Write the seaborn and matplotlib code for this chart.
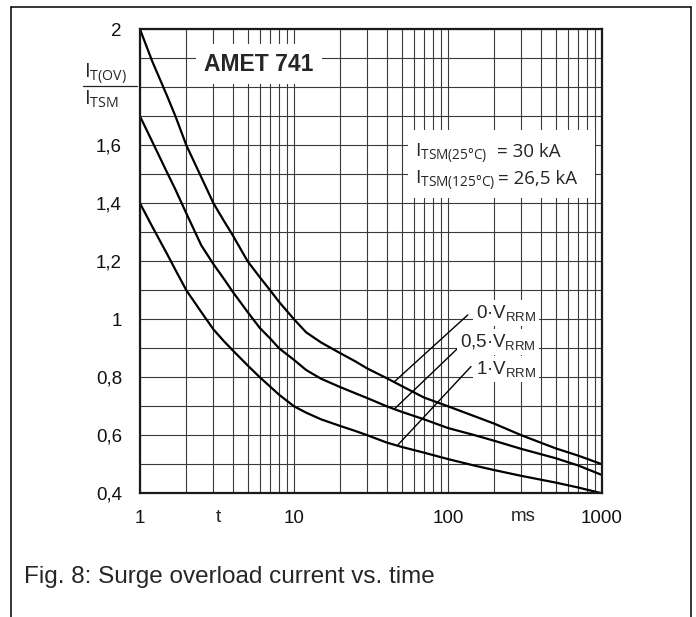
import numpy as np
import pandas as pd
import seaborn as sns
import matplotlib.pyplot as plt
from matplotlib.lines import Line2D
from matplotlib.patches import Rectangle
from matplotlib.ticker import NullFormatter

# Werte (t in ms, I_T(OV)/I_TSM)
t_ms = [1, 1.2, 1.5, 1.7, 2, 2.5, 3, 3.5, 4, 5, 6, 7, 8, 10, 12, 15, 20, 25, 30, 40, 50, 70,
        100, 150, 200, 300, 500, 700, 1000]
ratio_0vrrm = [2.0, 1.89, 1.77, 1.70, 1.60, 1.49, 1.40, 1.34, 1.29, 1.20, 1.145, 1.10, 1.06,
               1.0, 0.955, 0.92, 0.883, 0.855, 0.83, 0.797, 0.77, 0.73,
               0.70, 0.665, 0.64, 0.60, 0.555, 0.53, 0.50]
ratio_05vrrm = [1.70, 1.613, 1.506, 1.447, 1.365, 1.255, 1.19, 1.14, 1.095, 1.025, 0.97, 0.934,
                0.90, 0.86, 0.825, 0.795, 0.766, 0.745, 0.728, 0.70, 0.681, 0.655,
                0.625, 0.60, 0.581, 0.553, 0.521, 0.496, 0.463]
ratio_1vrrm = [1.40, 1.32, 1.225, 1.17, 1.10, 1.025, 0.965, 0.925, 0.893, 0.841, 0.80, 0.768,
               0.74, 0.70, 0.678, 0.655, 0.632, 0.615, 0.60, 0.575, 0.56, 0.54,
               0.518, 0.495, 0.48, 0.46, 0.437, 0.42, 0.40]
kurven = ['0·V', '0,5·V', '1·V']

# Beschriftungen der Kurven und Hinweislinien (Kurve -> Text)
kurven_labels = ['0·V$_{\\mathregular{RRM}}$', '0,5·V$_{\\mathregular{RRM}}$', '1·V$_{\\mathregular{RRM}}$']
hinweis_t = [(45.1, 134.4), (44.7, 115.7), (47.5, 141.0)]
hinweis_r = [(0.786, 1.015), (0.690, 0.900), (0.568, 0.837)]

x_ticks = [1, 10, 100, 1000]
x_tick_labels = ['1', '10', '100', '1000']
y_ticks = [0.4, 0.5, 0.6, 0.7, 0.8, 0.9, 1.0, 1.1, 1.2, 1.3, 1.4, 1.5, 1.6, 1.7, 1.8, 1.9, 2.0]
y_tick_labels = ['0,4', '', '0,6', '', '0,8', '', '1', '', '1,2', '', '1,4', '', '1,6', '', '', '', '2']

df = pd.DataFrame({
    't': t_ms * 3,
    'ratio': ratio_0vrrm + ratio_05vrrm + ratio_1vrrm,
    'kurve': [k for k in kurven for _ in t_ms],
})

sns.set_theme(style='white')
plt.rcParams['font.family'] = ['Liberation Sans', 'DejaVu Sans']
plt.rcParams['mathtext.default'] = 'regular'

W, H = 696, 617
def fx(x):
    return x / W
def fy(y):
    return 1 - y / H

fig = plt.figure(figsize=(W / 100, H / 100), dpi=100)
ax = fig.add_axes([fx(140), fy(493.3), 462 / W, 464 / H])

sns.lineplot(data=df, x='t', y='ratio', hue='kurve', palette=['black'] * 3, legend=False,
             estimator=None, sort=False, linewidth=1.6, ax=ax)

ax.set_xscale('log')
ax.set_xlim(1, 1000)
ax.set_ylim(0.4, 2.0)
ax.set_xticks(x_ticks, labels=x_tick_labels)
ax.xaxis.set_minor_formatter(NullFormatter())
ax.set_yticks(y_ticks, labels=y_tick_labels)
ax.set_xlabel('')
ax.set_ylabel('')
ax.set_axisbelow(True)
ax.grid(True, which='both', color='#3a3a3a', linewidth=0.8)
ax.tick_params(which='both', length=0, labelsize=13.5, colors='#111111')
ax.tick_params(axis='y', pad=13)
ax.tick_params(axis='x', pad=12)
for s in ax.spines.values():
    s.set_linewidth(1.6)
    s.set_color('#1a1a1a')

# Hinweislinien
for tt, rr in zip(hinweis_t, hinweis_r):
    ax.plot(tt, rr, color='black', linewidth=1.0)

# weisse Flaeche ueber dem Gitter
fig.add_artist(Rectangle((fx(408), fy(198)), 187 / W, 68 / H, facecolor='white',
                         edgecolor='none', transform=fig.transFigure, zorder=2))

fig.text(fx(259), fy(70.7), 'AMET 741', fontsize=16.5, fontweight='bold', ha='center',
         va='baseline', bbox=dict(facecolor='white', edgecolor='none', pad=6), zorder=3)

fig.text(fx(415), fy(157.3), '$\\mathregular{I_{TSM(25°C)}}$', fontsize=14,
         family=['Open Sans', 'DejaVu Sans'], va='baseline', zorder=3)
fig.text(fx(496.7), fy(157.3), '= 30 kA', fontsize=13.5,
         family=['Open Sans', 'DejaVu Sans'], va='baseline', zorder=3)
fig.text(fx(415), fy(184), '$\\mathregular{I_{TSM(125°C)}}$', fontsize=14,
         family=['Open Sans', 'DejaVu Sans'], va='baseline', zorder=3)
fig.text(fx(498), fy(184), '= 26,5 kA', fontsize=13.5,
         family=['Open Sans', 'DejaVu Sans'], va='baseline', zorder=3)

for lab, y in zip(kurven_labels, [318.3, 346.7, 374]):
    fig.text(fx(536), fy(y), lab, fontsize=13.5, ha='right', va='baseline',
             bbox=dict(facecolor='white', edgecolor='none', pad=2), zorder=3)

# Achsenbeschriftung als Bruch
fig.text(fx(84), fy(77.3), '$\\mathregular{I_{T(OV)}}$', fontsize=14.5,
         family=['Open Sans', 'DejaVu Sans'], va='baseline')
fig.text(fx(84), fy(105), '$\\mathregular{I_{TSM}}$', fontsize=14.5,
         family=['Open Sans', 'DejaVu Sans'], va='baseline')
fig.add_artist(Line2D([fx(83.3), fx(136.7)], [fy(85.7), fy(85.7)], color='#222222',
                      linewidth=0.9, transform=fig.transFigure))

fig.text(fx(218), fy(521.7), 't', fontsize=14, ha='center', va='baseline')
fig.text(fx(523.3), fy(520.7), 'ms', fontsize=13.5, ha='center', va='baseline')

fig.text(fx(24), fy(583), 'Fig. 8: Surge overload current vs. time', fontsize=17.5,
         ha='left', va='baseline')

# Rahmen
for xs, ys in [([11, 691], [7, 7]), ([11, 11], [7, 617]), ([691, 691], [7, 617])]:
    fig.add_artist(Line2D([fx(v) for v in xs], [fy(v) for v in ys], color='black',
                          linewidth=1.1, transform=fig.transFigure))

fig.savefig('out.png', dpi=100)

• _EXERCISE INSTRUCTIONS_
Pictures are excluded: retype only the lines from the beginning of the listing above through the line with "from matplotlib.ticker import NullFormatter", both included.

• _PROBLEM SOLUTION_
Write the seaborn and matplotlib code for this chart.
import numpy as np
import pandas as pd
import seaborn as sns
import matplotlib.pyplot as plt
from matplotlib.lines import Line2D
from matplotlib.patches import Rectangle
from matplotlib.ticker import NullFormatter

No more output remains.